The core argument rests on the distinction between essential complexity and accidental complexity. Essential complexity is inherent in the problem being solved — the specification, design, and testing of the conceptual constructs that make up software. Accidental complexity is introduced by our tools and methods — awkward programming languages, slow compilers, inadequate hardware. While accidental complexity can be reduced through better tools, languages, and environments, the essential complexity of software remains irreducible.
Brooks evaluated several technologies that were candidates for silver bullets at the time: object-oriented programming, artificial intelligence, expert systems, automatic programming, graphical programming, program verification, and improved development environments. He predicted that each would bring incremental improvements but none would deliver a 10x leap in productivity. History has largely vindicated his analysis.

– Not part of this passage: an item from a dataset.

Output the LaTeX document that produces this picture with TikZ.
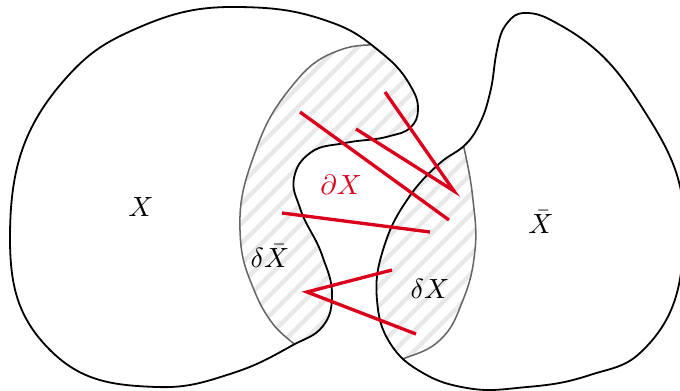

The essay's lasting value lies in its framework for evaluating new technologies. When a new tool, language, or methodology is hyped as transformative, the essential question is: does it attack essential complexity or merely accidental complexity? Techniques that reduce accidental complexity — better IDEs, version control, continuous integration — deliver real but bounded improvements. Only approaches that help manage essential complexity — such as requirements engineering, domain modeling, iterative development, and reuse of well-designed components — can address the fundamental challenge of building software.
The No Silver Bullet thesis encourages pragmatism and skepticism toward technological hype, reminding practitioners that building good software is fundamentally hard because the problems it solves are complex.